In Chapter 4, Searle discusses Roger Penrose’s argument that consciousness cannot be algorithmic and thus cannot be modeled on a computer.  His argument is based on Godel’s theorem, which proves that there are true statements in mathematical systems which cannot be proven within those systems from their axioms.  The fact that these statements can be recognized as true by us proves that we are not limited to the set of “knowably-sound” theorem-proving procedures.  Searle grants that a computer program couldn’t model a mathematician’s thoughts using such procedures, but he suggests that the mathematician’s brain could still be modeled, just not as a disembodied infallible theorem-proving machine, that we could just drop the requirement of definite soundness and let the model make the same sorts of mistakes mathematicians make.  It seems to me that this solution carries a large price:  that mathematical statements that seem certain to us might actually be mistaken.  Grant that, and we are in danger of more general skepticism about our reasoning powers.  Godel and Penrose were motivated by a belief in Platonism; the desired conclusion is that our minds must somehow have access to the Platonic realm of mathematical truths.  But how?  Penrose realizes that if brains are subject to the laws of physics as we know them, then they must ultimately be algorithmic, so he proposes some new physics involving deviations from quantum mechanics must be happening in our brains, and our neutrons just amplify this to macroscopic scales.  Here I think Searle does make a very valid criticism, in that it’s not clear how one can explain something like consciousness even by rearranging the laws of physics in any imaginable way.
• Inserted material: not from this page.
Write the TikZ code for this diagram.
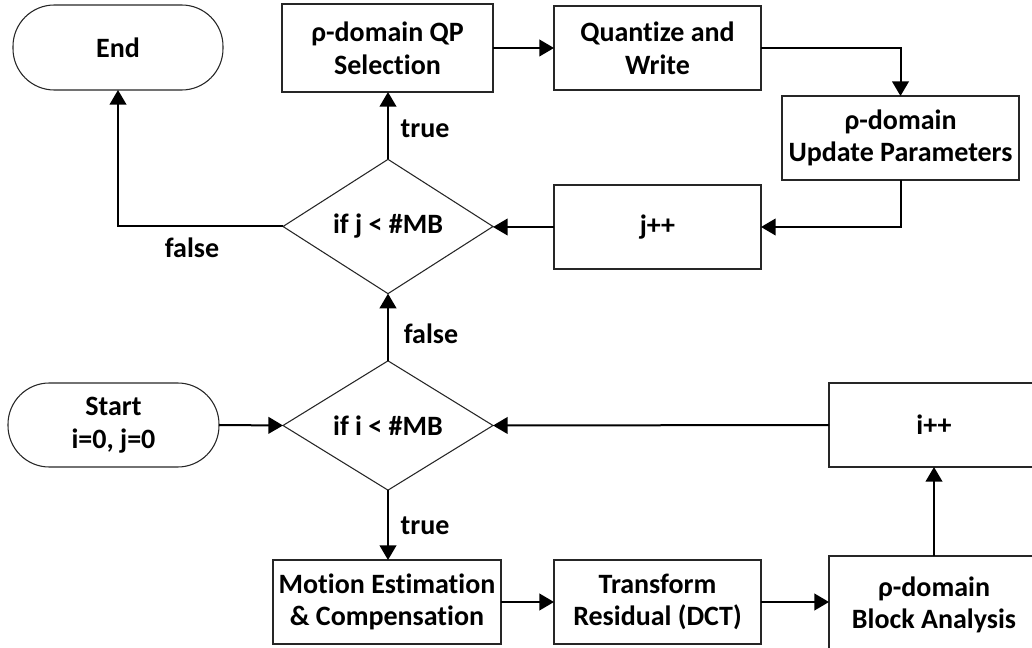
\documentclass[tikz,border=0pt]{standalone}
\usepackage{fontspec}
\setmainfont{Carlito}[Ligatures=NoCommon]
\usetikzlibrary{shapes.geometric,arrows.meta}

\begin{document}
\begin{tikzpicture}[x=0.75pt,y=-0.75pt,
  lbl/.style={font=\bfseries\fontsize{21}{24.5}\selectfont, align=center},
  shapebase/.style={lbl, draw=black!85, line width=0.8pt, inner sep=0pt, outer sep=0pt},
  wh/.style 2 args={minimum width=#1*0.75pt, minimum height=#2*0.75pt},
  procbox/.style={shapebase, rectangle},
  terminal/.style={shapebase, rectangle, rounded corners=31pt},
  decision/.style={shapebase, diamond},
  flow/.style={line width=1.5pt, -{Triangle[length=11pt,width=12.5pt]}},
]
\useasboundingbox (0,0) rectangle (1032,648);
\clip (0,0) rectangle (1032,648);

% terminals
\node[terminal, wh={210}{85}] (end)   at (118,47.5)  {End};
\node[terminal, wh={211}{84}] (start) at (113.5,425) {Start\\i=0, j=0};

% decisions
\node[decision, wh={210}{125}] (dj) at (388,226.5) {if j < \#MB};
\node[decision, wh={210}{125}] (di) at (388,425.5) {if i < \#MB};

% process boxes, upper loop
\node[procbox, wh={211}{88}] (qp)  at (387.5,48)  {ρ-domain QP\\Selection};
\node[procbox, wh={207}{84}] (qw)  at (657.5,48)  {Quantize and\\Write};
\node[procbox, wh={237}{84}] (up)  at (900.5,138) {ρ-domain\\Update Parameters};
\node[procbox, wh={207}{84}] (jpp) at (657.5,227) {j++};

% process boxes, lower loop
\node[procbox, wh={228}{84}] (me)  at (387,602)   {Motion Estimation\\\& Compensation};
\node[procbox, wh={207}{84}] (tr)  at (657.5,602) {Transform\\Residual (DCT)};
\node[procbox, wh={210}{98}] (ba)  at (934,605)   {ρ-domain\\Block Analysis};
\node[procbox, wh={210}{84}] (ipp) at (934,425)   {i++};

% branch labels
\node[lbl] (tj) at (425,129) {true};
\node[lbl] (fj) at (192,248) {false};
\node[lbl] (fi) at (431,334) {false};
\node[lbl] (ti) at (425,526) {true};

% connectors
\draw[flow] (start.east) -- (di.west);
\draw[flow] (ipp.west) -- (di.east);
\draw[flow] (di.south) -- (di.south |- me.north);
\draw[flow] (me.east) -- (me.east -| tr.west);
\draw[flow] (tr.east) -- (tr.east -| ba.west);
\draw[flow] (ba.north) -- (ipp.south);
\draw[flow] (di.north) -- (dj.south);
\draw[flow] (dj.north) -- (dj.north |- qp.south);
\draw[flow] (dj.west) -| (end.south);
\draw[flow] (qp.east) -- (qp.east -| qw.west);
\draw[flow] (qw.east) -| (up.north);
\draw[flow] (up.south) |- (jpp.east);
\draw[flow] (jpp.west) -- (jpp.west -| dj.east);
\end{tikzpicture}
\end{document}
Searle’s belief that consciousness is an irreducible phenomenon material sentient beings will sound similar to property dualism, but John Searle is not a property dualist.  His hostility toward property dualism comes out in his chapter 6 attack essay on David Chalmers’ The Conscious Mind.  The property dualist will find himself confronted with a couple of bizarre consequences of his theory, and Chalmers apparently decides to accept both of them.  First, if qualia can’t be reduced to material properties, then it’s not clear how they can causally affect the material world; consciousness (in the fully mental, rather than physical functional sense) cannot even affect human behavior.  Anybody who accepts the idea of zombies must grant this; a zombie will plead until he’s blue in the face that he has qualia.  Second, if brain states find their “echo” in this whole other realm of properties, it’s natural to wonder if this is a property of matter more generally.  Perhaps all material configurations possess psychic states, although usually more rudimentary than what our brains and those of animals produce.  (I should note that in the correspondence between the two, Chalmers claims that Searle misrepresents his position on panpsychism, which he’s open to but doesn’t endorse.)  Searle is appalled by these conclusions, but doesn’t really give any arguments against them.